Data ->
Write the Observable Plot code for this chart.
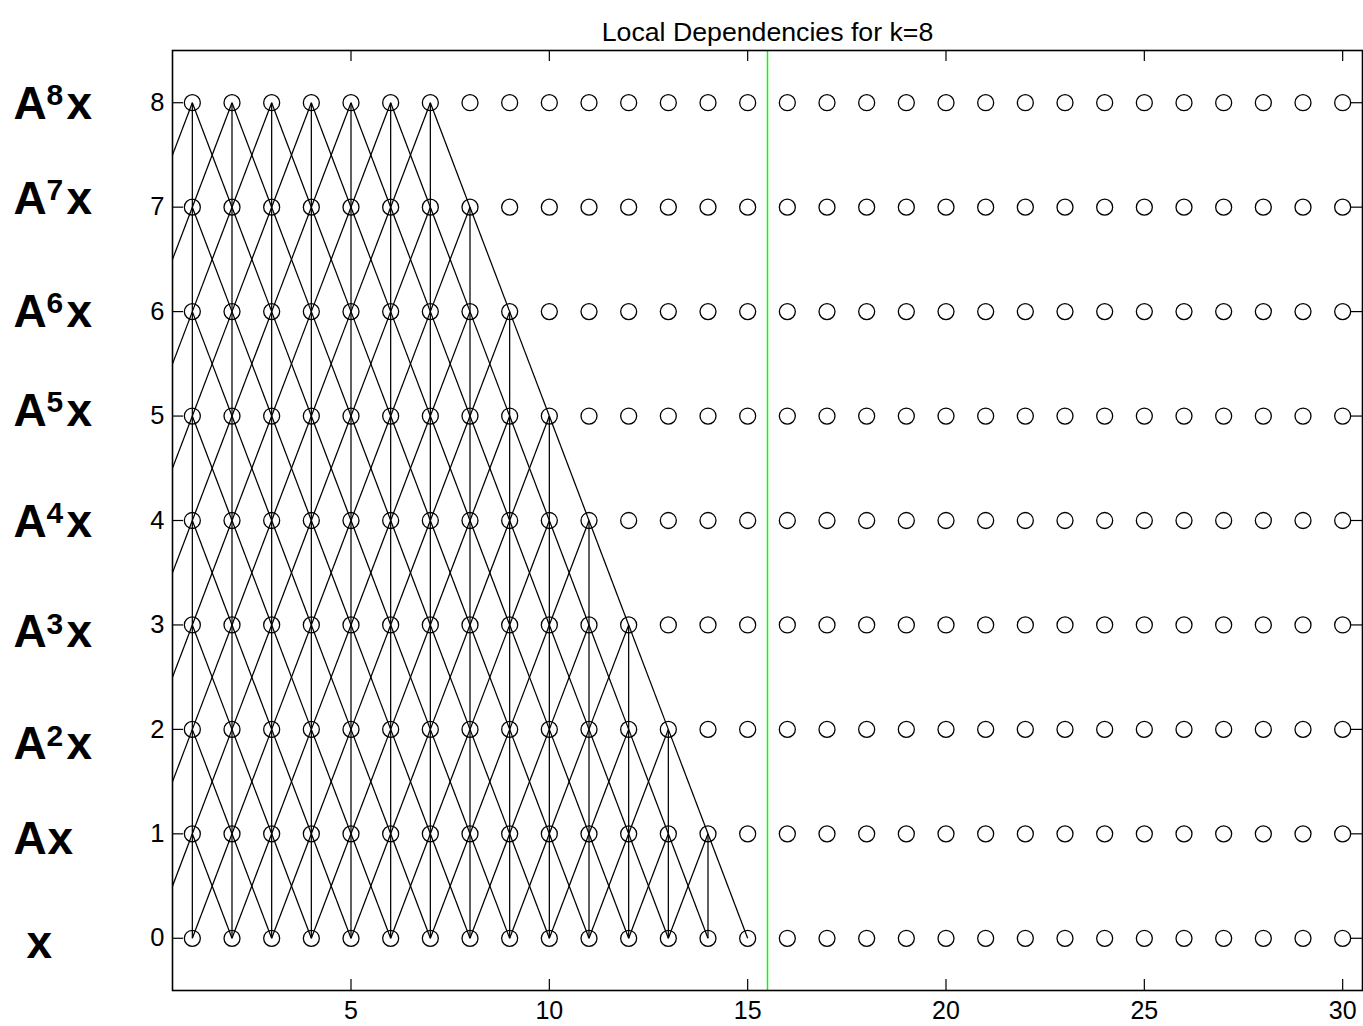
<!DOCTYPE html>
<html>
<head>
<meta charset="utf-8">
<script src="https://cdn.jsdelivr.net/npm/d3@7"></script>
<script src="https://cdn.jsdelivr.net/npm/@observablehq/plot@0.6"></script>
<style>
  html, body { margin: 0; padding: 0; background: #fff; }
</style>
</head>
<body>
<div id="chart"></div>
<script>
// ---- data ----
const steps = [1,2,3,4,5,6,7,8,9,10,11,12,13,14,15,16,17,18,19,20,21,22,23,24,25,26,27,28,29,30];
const levels = [0,1,2,3,4,5,6,7,8];
// rightmost node at each level (1..8) that still depends on the level below
const depLevels = [1,2,3,4,5,6,7,8];
const depLast   = [14,13,12,11,10,9,8,7];
const splitX = 15.5;
const xTicks = [5,10,15,20,25,30];
const yTicks = [0,1,2,3,4,5,6,7,8];
const labelSup = ["", "", "2", "3", "4", "5", "6", "7", "8"];
const labelY = [-0.05, 0.945, 1.855, 2.928, 3.982, 5.045, 5.993, 7.076, 7.985];
const title = "Local Dependencies for k=8";

// ---- derived tables ----
const nodes = [];
for (const y of levels) for (const x of steps) nodes.push({x, y});
const links = [];
depLevels.forEach((j, k) => {
  for (const i of steps.filter(s => s <= depLast[k])) {
    for (const d of [-1, 0, 1]) links.push({x1: i, y1: j, x2: i + d, y2: j - 1});
  }
});
const labels = levels.map((lv, i) => ({level: lv, sup: labelSup[i], ly: labelY[i]}));

const W = 1363, H = 1026, mL = 172, mR = 1, mT = 50, mB = 36;
const fw = W - mL - mR, fh = H - mT - mB, tl = 11;

const chart = Plot.plot({
  width: W, height: H,
  marginLeft: mL, marginRight: mR, marginTop: mT, marginBottom: mB,
  x: {domain: [0.5, 30.5]},
  y: {domain: [-0.5, 8.5]},
  style: {fontFamily: "'Liberation Sans', Arial, Helvetica, sans-serif", fontSize: "25px", background: "#fff", color: "#000"},
  marks: [
    Plot.link(links, {x1: "x1", y1: "y1", x2: "x2", y2: "y2", stroke: "#000", strokeWidth: 1.25, clip: true}),
    Plot.ruleX([splitX], {stroke: "#00ff00", strokeWidth: 1.5}),
    Plot.dot(nodes, {x: "x", y: "y", r: 8, stroke: "#000", fill: "none", strokeWidth: 1.3}),
    // inward ticks
    Plot.tickX(xTicks, {x: d => d, insetTop: fh - tl, stroke: "#000", strokeWidth: 1.2}),
    Plot.tickX(xTicks, {x: d => d, insetBottom: fh - tl, stroke: "#000", strokeWidth: 1.2}),
    Plot.tickY(yTicks, {y: d => d, insetRight: fw - tl, stroke: "#000", strokeWidth: 1.2}),
    Plot.tickY(yTicks, {y: d => d, insetLeft: fw - tl, stroke: "#000", strokeWidth: 1.2}),
    Plot.frame({stroke: "#000", strokeWidth: 1.6}),
    Plot.axisX({ticks: xTicks, tickSize: 0, tickPadding: 11, label: null, fontSize: 25}),
    Plot.axisY({ticks: yTicks, tickSize: 0, tickPadding: 8, label: null, fontSize: 25.5}),
    // row labels
    Plot.text(labels.filter(d => d.level >= 1), {y: "ly", text: () => "A", frameAnchor: "left", textAnchor: "start", dx: -159, fontSize: 46, fontWeight: "bold", fill: "#000"}),
    Plot.text(labels.filter(d => d.level >= 2), {y: "ly", text: "sup", frameAnchor: "left", textAnchor: "start", dx: -126, dy: -8.5, fontSize: 30, fontWeight: "bold", fill: "#000"}),
    Plot.text(labels.filter(d => d.level >= 2), {y: "ly", text: () => "x", frameAnchor: "left", textAnchor: "start", dx: -106, fontSize: 46, fontWeight: "bold", fill: "#000"}),
    Plot.text(labels.filter(d => d.level === 1), {y: "ly", text: () => "x", frameAnchor: "left", textAnchor: "start", dx: -125, fontSize: 46, fontWeight: "bold", fill: "#000"}),
    Plot.text(labels.filter(d => d.level === 0), {y: "ly", text: () => "x", frameAnchor: "left", textAnchor: "start", dx: -146, fontSize: 46, fontWeight: "bold", fill: "#000"}),
    // title
    Plot.text([title], {frameAnchor: "top", dy: -28, fontSize: 26.7, fill: "#000"})
  ]
});
document.getElementById("chart").appendChild(chart);
</script>
</body>
</html>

Do this -> Without the pictures, copy the material exactly as given.

The response ->
Write the Observable Plot code for this chart.
<!DOCTYPE html>
<html>
<head>
<meta charset="utf-8">
<script src="https://cdn.jsdelivr.net/npm/d3@7"></script>
<script src="https://cdn.jsdelivr.net/npm/@observablehq/plot@0.6"></script>
<style>
  html, body { margin: 0; padding: 0; background: #fff; }
</style>
</head>
<body>
<div id="chart"></div>
<script>
// ---- data ----
const steps = [1,2,3,4,5,6,7,8,9,10,11,12,13,14,15,16,17,18,19,20,21,22,23,24,25,26,27,28,29,30];
const levels = [0,1,2,3,4,5,6,7,8];
// rightmost node at each level (1..8) that still depends on the level below
const depLevels = [1,2,3,4,5,6,7,8];
const depLast   = [14,13,12,11,10,9,8,7];
const splitX = 15.5;
const xTicks = [5,10,15,20,25,30];
const yTicks = [0,1,2,3,4,5,6,7,8];
const labelSup = ["", "", "2", "3", "4", "5", "6", "7", "8"];
const labelY = [-0.05, 0.945, 1.855, 2.928, 3.982, 5.045, 5.993, 7.076, 7.985];
const title = "Local Dependencies for k=8";

// ---- derived tables ----
const nodes = [];
for (const y of levels) for (const x of steps) nodes.push({x, y});
const links = [];
depLevels.forEach((j, k) => {
  for (const i of steps.filter(s => s <= depLast[k])) {
    for (const d of [-1, 0, 1]) links.push({x1: i, y1: j, x2: i + d, y2: j - 1});
  }
});
const labels = levels.map((lv, i) => ({level: lv, sup: labelSup[i], ly: labelY[i]}));

const W = 1363, H = 1026, mL = 172, mR = 1, mT = 50, mB = 36;
const fw = W - mL - mR, fh = H - mT - mB, tl = 11;

const chart = Plot.plot({
  width: W, height: H,
  marginLeft: mL, marginRight: mR, marginTop: mT, marginBottom: mB,
  x: {domain: [0.5, 30.5]},
  y: {domain: [-0.5, 8.5]},
  style: {fontFamily: "'Liberation Sans', Arial, Helvetica, sans-serif", fontSize: "25px", background: "#fff", color: "#000"},
  marks: [
    Plot.link(links, {x1: "x1", y1: "y1", x2: "x2", y2: "y2", stroke: "#000", strokeWidth: 1.25, clip: true}),
    Plot.ruleX([splitX], {stroke: "#00ff00", strokeWidth: 1.5}),
    Plot.dot(nodes, {x: "x", y: "y", r: 8, stroke: "#000", fill: "none", strokeWidth: 1.3}),
    // inward ticks
    Plot.tickX(xTicks, {x: d => d, insetTop: fh - tl, stroke: "#000", strokeWidth: 1.2}),
    Plot.tickX(xTicks, {x: d => d, insetBottom: fh - tl, stroke: "#000", strokeWidth: 1.2}),
    Plot.tickY(yTicks, {y: d => d, insetRight: fw - tl, stroke: "#000", strokeWidth: 1.2}),
    Plot.tickY(yTicks, {y: d => d, insetLeft: fw - tl, stroke: "#000", strokeWidth: 1.2}),
    Plot.frame({stroke: "#000", strokeWidth: 1.6}),
    Plot.axisX({ticks: xTicks, tickSize: 0, tickPadding: 11, label: null, fontSize: 25}),
    Plot.axisY({ticks: yTicks, tickSize: 0, tickPadding: 8, label: null, fontSize: 25.5}),
    // row labels
    Plot.text(labels.filter(d => d.level >= 1), {y: "ly", text: () => "A", frameAnchor: "left", textAnchor: "start", dx: -159, fontSize: 46, fontWeight: "bold", fill: "#000"}),
    Plot.text(labels.filter(d => d.level >= 2), {y: "ly", text: "sup", frameAnchor: "left", textAnchor: "start", dx: -126, dy: -8.5, fontSize: 30, fontWeight: "bold", fill: "#000"}),
    Plot.text(labels.filter(d => d.level >= 2), {y: "ly", text: () => "x", frameAnchor: "left", textAnchor: "start", dx: -106, fontSize: 46, fontWeight: "bold", fill: "#000"}),
    Plot.text(labels.filter(d => d.level === 1), {y: "ly", text: () => "x", frameAnchor: "left", textAnchor: "start", dx: -125, fontSize: 46, fontWeight: "bold", fill: "#000"}),
    Plot.text(labels.filter(d => d.level === 0), {y: "ly", text: () => "x", frameAnchor: "left", textAnchor: "start", dx: -146, fontSize: 46, fontWeight: "bold", fill: "#000"}),
    // title
    Plot.text([title], {frameAnchor: "top", dy: -28, fontSize: 26.7, fill: "#000"})
  ]
});
document.getElementById("chart").appendChild(chart);
</script>
</body>
</html>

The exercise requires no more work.